Every week, a large refrigerated truck pulls up to the rural Hillsboro garage of Clarence and Chris Geisbrecht, full of fresh fruit and organic vegetables. The Geisbrecht family and 12 other area families help unload, check boxes, and divide the produce.
The weekly event is significant as it helps them create healthy eating options for a lifestyle choice they made several years ago.
“We believe organic food is better for our health and the health of the planet,” Chris Geisbrecht said. “We had to make a change in our eating habits, and buying fruits and vegetables this way makes it easier and more affordable.”
The Geisbrecht family is vegan, meaning they eat only fresh fruit and vegetables, and do not add meat, dairy, eggs, or any other animal products to their diet.

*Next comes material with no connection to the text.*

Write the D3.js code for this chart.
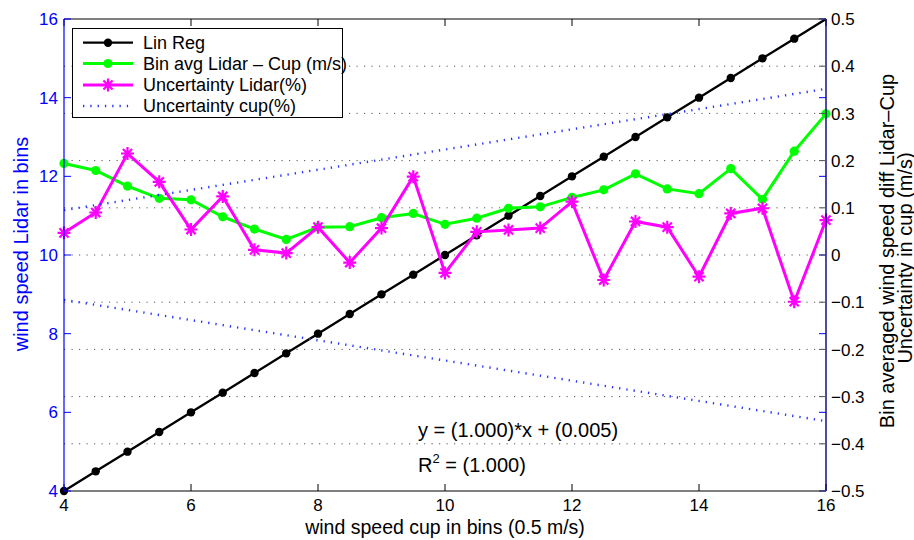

“We eat only raw foods,” Geisbrecht said. “Sometimes if we accidentally eat something that has been cooked or processed, it gives us a headache or makes us feel sick.”
The Geisbrechts have not always been so in tune with what makes their bodies feel good or bad. In 1998, Clarence experienced severe chest pains, spent the night in an intensive care unit, and his doctor scheduled him for a double-bypass heart surgery.
“My husband was dying, and I cried and cried and prayed to God to help us,” Chris said. “I very distinctly heard an answer to my prayer and it was to read Genesis 1:29 in the Bible. I did not understand at first, but finally came to realize we needed to change our eating habits. So we did.”
Geisbrecht said the first thing they did to improve their health was embark on a fat-free diet. The goal was to lower Clarence’s cholesterol, so Chris began cooking his meat separately, using only lean selections, draining the fat, blotting it dry, but nothing seemed to work.
“I wanted my husband to get healthy,” she said. “So I decided to join him in a complete diet change. We eliminated meat from our diet completely, and in six weeks he already felt better. At a six-month checkup, after the close call with a heart attack, his cholesterol went from over 200 down to under 140.”
Geisbrecht said the change was very difficult for the family at first. She did not like the taste of some of the vegan things she prepared. As time went on however, she learned the right combinations for good taste and healthy choices.
“Now we have a green smoothie almost every day,” she said. “Sometimes we vary the ingredients, and even use greens from our yard, like dandelions, bind weeds, plantains, wild lettuce, and mulberry leaves and berries.”
Geisbrecht’s green smoothie recipe is based on bananas. She mixes three or four bananas, 1 cup frozen blueberries, 1 ½-cup water, a generous amount of greens, and 1 teaspoon of vanilla in the blender for several minutes. Her children, Weston and Olivia enjoy the results.
“I am so blessed that our entire family wants to eat this way and we feel so much healthier,” she said. “We eat to live, not live to eat.”
Geisbrecht said the children take acidophilus, raw calcium, raw vitamin D, and vitamin B supplements. As a former registered nurse, she is very conscious of what it takes to create a complete and healthy diet for the members of her family.
“You can’t imagine the freedom we feel now, knowing that what we are eating is meant for our bodies,” she said. “What we do may not be for anyone or everybody else, but we feel so much better about how we are living now.”
Geisbrecht said the family used to eat out at restaurants years ago, but no longer has a desire for that type of food.
“We just think ours tastes better,” she said.
In addition to enjoying the flavor of completely fresh food, the Geisbrecht family has been amazingly free of flu virus, seasonal allergies, and common colds. Chris credits their increased immunity to the variety of vegetables and fruit in their diet, made possible by their cooperative, called Many Blessings.
“The organic food cooperative gives us a chance to work together with others who share our values of healthy food,” she said. “We compare recipes and try new things together. I feel so blessed.”